Sometimes I just have to learn to live with sorrow... You noe this has been a very very disturbing year.. Everything went so... Not right. I totally hope to restart everything and start all over. I promise I will not go the same path. I promise I will not try so hard. I promise to change. I promise to be better.
My shattered universe now seriously needs a lot of repair. Time does not heal anything (trust me). Cuz it only makes me feel even worse when I try not think about it. I have nothing to tink abt for now... Can't you see? HAIX... nvm
The only thing I wanna say is I regret wad has happened this year. Totally. All I want to say that this time it's real. No I am not e casa u all might think I am. I am not one who would like everyone I come into contact wif. No I am not like this. This time THIS IS REAL. You never knew how long this hs lasted. I have given myself dellusions this past year, and try not to show this. But it's these dellusions that totally killed me. I hate the choice I made...
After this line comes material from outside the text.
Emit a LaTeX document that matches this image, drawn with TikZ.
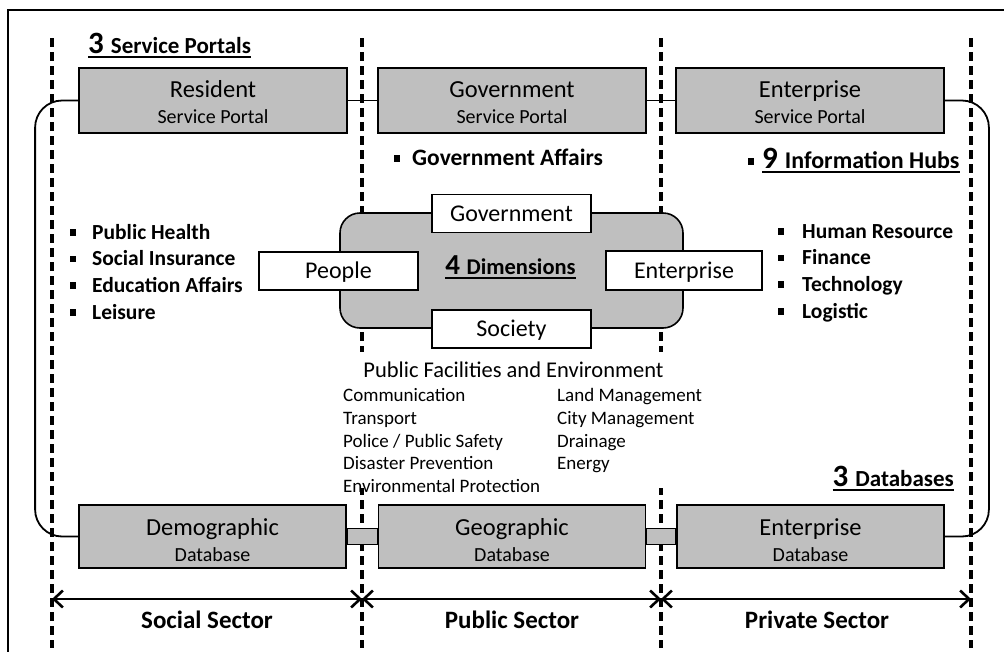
\documentclass[tikz,border=0pt]{standalone}
\usepackage{fontspec}
\setmainfont{Carlito}
\usetikzlibrary{arrows.meta,calc}
\definecolor{boxgray}{RGB}{191,191,191}
\newcommand\fsz[2]{\fontsize{#1}{#2}\selectfont}
\newcommand\myul[1]{\setbox0\hbox{#1}\rlap{\rule[-4.5pt]{\wd0}{1.8pt}}\box0}
\newcommand\sqb{\rule[3.5pt]{6pt}{6.5pt}}
\tikzset{
  boxnode/.style={draw, line width=1.8pt, fill=boxgray, inner sep=0pt, minimum width=268pt, minimum height=65pt},
  dbnode/.style={boxnode, minimum width=267pt, minimum height=63pt},
  wbox/.style={draw, line width=1.6pt, fill=white, inner sep=0pt, minimum width=159pt, minimum height=38pt,
               text height=15pt, text depth=0pt, font=\fsz{24}{28}},
  ttl/.style={anchor=base, inner sep=0pt, font=\fsz{24.5}{28}},
  sub/.style={anchor=base, inner sep=0pt, font=\fsz{20}{24}},
  item/.style={anchor=base west, inner sep=0pt, font=\fsz{21.5}{25}\bfseries},
  fac/.style={anchor=base west, inner sep=0pt, font=\fsz{19}{22}},
  sepline/.style={line width=3.2pt, dash pattern=on 9pt off 5pt},
  conn/.style={line width=1.8pt},
  cbox/.style={draw, line width=1.6pt, fill=boxgray},
  sect/.style={line width=2.6pt, {Straight Barb[length=9pt,width=17pt]}-{Straight Barb[length=9pt,width=17pt]}},
  sectlbl/.style={anchor=base, inner sep=0pt, font=\fsz{25}{29}\bfseries},
}
\begin{document}
\begin{tikzpicture}[x=1pt,y=-1pt]
\useasboundingbox (0,0) rectangle (1004,651);
% frame
\draw[line width=2pt] (8,665) -- (8,10) -- (1015,10);
% sector separators
\foreach \n/\x in {1/52,2/362,3/661,4/971}{
  \coordinate (t\n) at (\x,38);
  \coordinate (b\n) at (\x,648);
  \draw[sepline] (t\n) -- (b\n);
}
% portals
\node[boxnode] (res) at (213,100.5) {};
\node[boxnode] (gov) at (512,100.5) {};
\node[boxnode] (entp) at (810,100.5) {};
\node[ttl] (res-t) at (213,97) {Resident};
\node[sub] (res-s) at (213,123.5) {Service Portal};
\node[ttl] (gov-t) at (512,97) {Government};
\node[sub] (gov-s) at (512,123.5) {Service Portal};
\node[ttl] (entp-t) at (810,97) {Enterprise};
\node[sub] (entp-s) at (810,123.5) {Service Portal};
% databases
\node[dbnode] (dem) at (212.5,536.5) {};
\node[dbnode] (geo) at (512,536.5) {};
\node[dbnode] (entd) at (810.5,536.5) {};
\node[ttl] (dem-t) at (212.5,535) {Demographic};
\node[sub] (dem-s) at (212.5,561.5) {Database};
\node[ttl] (geo-t) at (512,535) {Geographic};
\node[sub] (geo-s) at (512,561.5) {Database};
\node[ttl] (entd-t) at (810.5,535) {Enterprise};
\node[sub] (entd-s) at (810.5,561.5) {Database};
% connectors
\draw[conn] (res.east) -- (gov.west);
\draw[conn] (gov.east) -- (entp.west);
\draw[conn, rounded corners=27pt] (res.west) -- ++(-43,0) |- (dem.west);
\draw[conn, rounded corners=27pt] (entp.east) -- ++(44,0) |- (entd.east);
\draw[cbox] ($(dem.east)+(0,-8)$) rectangle ($(geo.west)+(0,8)$);
\draw[cbox] ($(geo.east)+(0,-8)$) rectangle ($(entd.west)+(0,8)$);
% headings
\node[anchor=base west, inner sep=0pt] (hp) at (88,53)
  {\myul{\fsz{31}{32}\bfseries 3\ \fsz{23}{26}Service Portals}};
\node[anchor=base east, inner sep=0pt] (hd) at (954,486)
  {\myul{\fsz{31}{32}\bfseries 3\ \fsz{23}{26}Databases}};
\node[anchor=base west, inner sep=0pt] (hh) at (748,168)
  {\makebox[14pt][l]{\sqb}\myul{\fsz{31}{32}\bfseries 9\ \fsz{24}{26}Information Hubs}};
\node[item, font=\fsz{23.5}{26}\bfseries] (ga) at (394,165) {\makebox[18pt][l]{\sqb}Government Affairs};
% left list
\node[item] (l1) at (70,239) {\makebox[22pt][l]{\sqb}Public Health};
\node[item] (l2) at (70,265.7) {\makebox[22pt][l]{\sqb}Social Insurance};
\node[item] (l3) at (70,292.3) {\makebox[22pt][l]{\sqb}Education Affairs};
\node[item] (l4) at (70,319) {\makebox[22pt][l]{\sqb}Leisure};
% right list
\node[item] (r1) at (778,238) {\makebox[24pt][l]{\sqb}Human Resource};
\node[item] (r2) at (778,264.7) {\makebox[24pt][l]{\sqb}Finance};
\node[item] (r3) at (778,291.3) {\makebox[24pt][l]{\sqb}Technology};
\node[item] (r4) at (778,318) {\makebox[24pt][l]{\sqb}Logistic};
% dimensions
\node[draw, line width=1.6pt, fill=boxgray, rounded corners=20pt, minimum width=343pt, minimum height=115pt] (dim) at (511.5,270.5) {};
\node[wbox] (dgov) at (511.5,213.5) {Government};
\node[wbox] (dpeo) at (338.5,271) {People};
\node[wbox, minimum width=156pt, minimum height=39pt] (dent) at (684,270.5) {Enterprise};
\node[wbox] (dsoc) at (511.5,329) {Society};
\node[anchor=base, inner sep=0pt] (d4) at (510.5,274)
  {\myul{\fsz{29}{30}\bfseries 4\ \fsz{22.5}{25}Dimensions}};
% public facilities (white text panel hides the separators)
\fill[white] (334,352) rectangle (708,488);
\node[anchor=base, inner sep=0pt, font=\fsz{22.5}{25}] (pf) at (513.5,377) {Public Facilities and Environment};
\node[fac] (f1) at (343,401) {Communication};
\node[fac] (f2) at (343,424) {Transport};
\node[fac] (f3) at (343,447) {Police / Public Safety};
\node[fac] (f4) at (343,469) {Disaster Prevention};
\node[fac] (f5) at (343,492) {Environmental Protection};
\node[fac] (g1) at (557,401) {Land Management};
\node[fac] (g2) at (557,424) {City Management};
\node[fac] (g3) at (557,447) {Drainage};
\node[fac] (g4) at (557,469) {Energy};
% sectors
\foreach \n/\x in {1/52,2/362,3/661,4/971}{ \coordinate (a\n) at (\x,599); }
\draw[sect] (a1) -- (a2);
\draw[sect] (a2) -- (a3);
\draw[sect] (a3) -- (a4);
\node[sectlbl] (s1) at (207,628) {Social Sector};
\node[sectlbl] (s2) at (512,628) {Public Sector};
\node[sectlbl] (s3) at (817,628) {Private Sector};
\end{tikzpicture}
\end{document}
Tears will not come rolling down my cheek. I will not cry. tears have dried long before it reaches my eyes. My mind is now like going through this drought, dry and painful, unsure of the future that lies before me. No water will pass through here untouched. Tears especially. The only thing I will do is to let the depression and sadness consume me. Like the rebirth of a pheonix, I will, or rather I will try to, get back to normalcy soon.
Since you have made your choice I will not bother u abt it anymore... At least now I see a fuller picture and know better. I understand now... I need to know... So this is the end?
失意者,只能与凄凉为伍
When everything comes tumbling upon you, it's not the weight that kills, it's the effort to restore it that does.